Dün akşam kızıllığında başladım kardeşliği ve kardeşlerimi övmeye, ama kardeşlik bitmez. O nedenle 21 Ocak sabahı da sürüyor haliyle hem yazı, hem kardeşlik, hem de övgü. 6 kardeşin beşincisi Dilek bugün doğdu. İyi ki doğdun, iyiliğinle doğdun. Kardeşliğin yumuşacık bir duygu olduğunu, aslında dünyaya değil bir masala doğduğunu da senden öğrendik. Masallar da kardeşlik üzerine kurulu değil midir çoğun, üç kardeşten beşe, altıdan yediye, masallar çok kardeştir. Demek ki iki sultanın bir cihana sığamadığı şu alemde, kardeşlik masallara sığıyor ve sığınıyor. Masal da kardeşlerden iyisini mi bulacak? İnsanın insana uzun cehennemi olan bu dünyayı cennete çevirmek için vardır kardeşlik ve en kötü, karanlık anlarda bile düşünceyi düşe çevirmek içindir. “Bilmem hayal gibi bilmem düş gibi”, ama kardeşliktir masalın gerçeği, hatta iyiliği. Dilek, annemle babamın kız çocukları dileğiydi, oldu, kardeşlik de hep Dilek gibi bir kardeş dilemektir.

“Bugün de akşam oldu” demek için önce “gölgeler indi suya/kuşlar vardı uykuya/ gurbeti duya duya” diye mırıldanıyoruz. Bakınıyoruz, dünkü kar yerini bugünkü güneşe bırakmış, kar aydınlığı gitmiş yerine göz aydınlığı bırakmış, yazıyı da o aydınlıkta yazıyorum işte, gönül aydınlığı, kardeş aydınlığıyla. Öyle insanları tanırsınız, nerden, az olduklarından öncelikle, sonra gelişlerinden, denir ya çevrelerine yaydıkları ışıktan, tabii, ve iyiliğin bir ışık olarak onların yüzüne, gözüne, sözüne, sesine, yürüyüşüne sinmesinden elbette. Ben onu tanıdığımda 13 yaşında bir ergendim, evimize gelmiş, inatla parlamaya çalışan ufacık bir ışık, nerden geliyor, kaynağı ne diye bakınırken gördüm onu, bir kız kardeş daha gelmiş meğer! Kız kardeş ışığı! Bizim ufaklık ya da daha çok babaların deyimiyle ‘son numara!’ Nazan. Şeker kız Candy! Tatlı kardeş Nazan!

Üretim ve yapım aşamasındaki emek ve katkıları için teşekkür etmemiz gereken iki kişi var: Biri uzun zamandır tabiatla iç içe uyumakta olan sevgili babamız Kel Hasan Usta ya da nam-ı diğer Mavi Abi, kellerin en mavisi.

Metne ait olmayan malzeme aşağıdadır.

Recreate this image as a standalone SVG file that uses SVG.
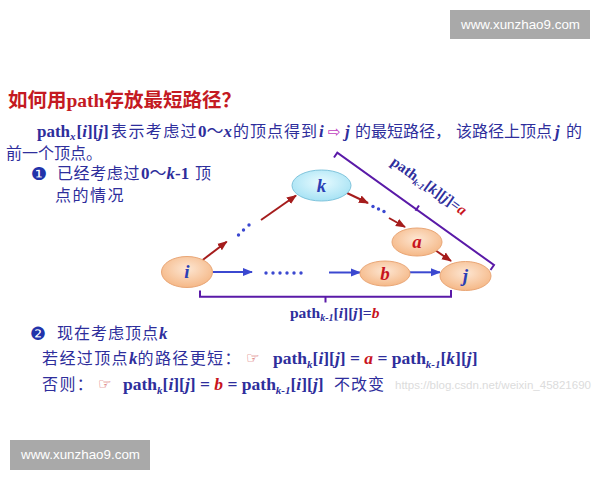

Göğe ve insanlara tüm açıklığıyla, kalbiyle ve elbette kafasıyla da bakan bizim mavi babamız. Akşam alacası gibi kızıl bir adam. Ve Mevlana’nın “Gül düşünür Gülistan olursun” dizesinin eksiksiz karşılığı, Gül Bahçemiz, Gül Annem. Aramızda 17 yaş var, ben onun bahçesine ilk düşenim, hala ablam gibi gelir bana, öyle de severim, babamsa abim sayılmaz, çünkü o bana abi derdi! Anneciğim de ruhu kızıl bir adamın kırmızı gülüdür. Kendisine 6 çocuk olarak verdiğimiz zahmet için ne kadar teşekkür etsek az gelir. Nazlı babaannemin bilgeliği ve iyiliği ise göklere ayan olsun, oradaki duysun!

“Gün bitiyor sevdiceğim” diyeni anımsayamadım, teşekkürü unutmam ama. Diyeceğim, abiler ablalar, büyükler küçükler, kızlar oğlanlar, ezcümle kardeşler, kardeşlerim, tabii ki iki gözlerinizden kuvvetle, hasretle öperim, o sevgimizin gereğidir. Sonra da “Bir dost bulamadım gün akşam oldu” şarkısının koyu ıssızlığından uzak olmanızı dilerim. Bir de şunu unutmamamızı: Kardeşlik bir düşüncedir, bir düşün düşüncesidir, dünyanın ve bu dünyada bizim görüp görebileceğimiz en güzel rüyalardan. Öyleyse günü, haftası, yılı olmaz, her zaman hep bir ağızdan “Sev kardeşim!”